Why quantum physics keeps expanding instead of closing
Quantum physics also continues to expand because its central principles generate new questions at every scale of control. Many-body systems reveal phases and collective behaviors that are not obvious from single-particle intuition. Quantum information reframed entanglement from a puzzle into a resource. Precision metrology uses quantum control to improve clocks and sensors. Efforts to connect quantum theory with gravitation and spacetime keep foundational speculation alive. Even where practical technologies take the spotlight, the underlying science remains open-ended.

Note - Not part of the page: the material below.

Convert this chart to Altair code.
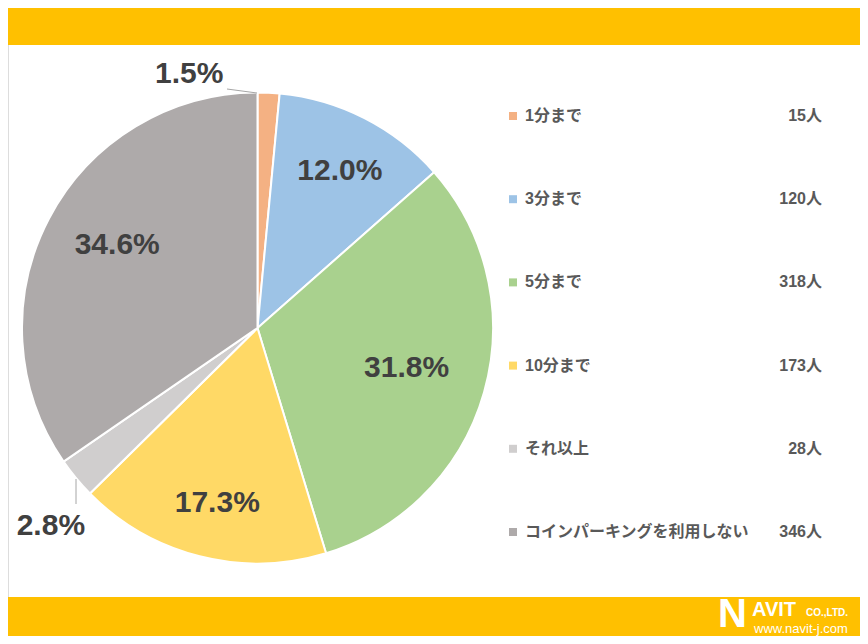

The result is a field that refuses simplification. It is not just “the physics of tiny things,” not just “the theory behind modern chips,” and not just “a philosophical puzzle about measurement.” It is all of those at once, which is why it remains central to both the present and future of physics.
Quantum physics remains experimentally unfinished
Even where the basic framework is secure, the experimental frontier is still moving. Researchers continue to push coherence times, many-body control, precision tests of quantum foundations, and the scalability of quantum devices. The field therefore rewards both conceptual patience and technical ambition. It is mature enough to underpin major industries and young enough to produce genuine surprises.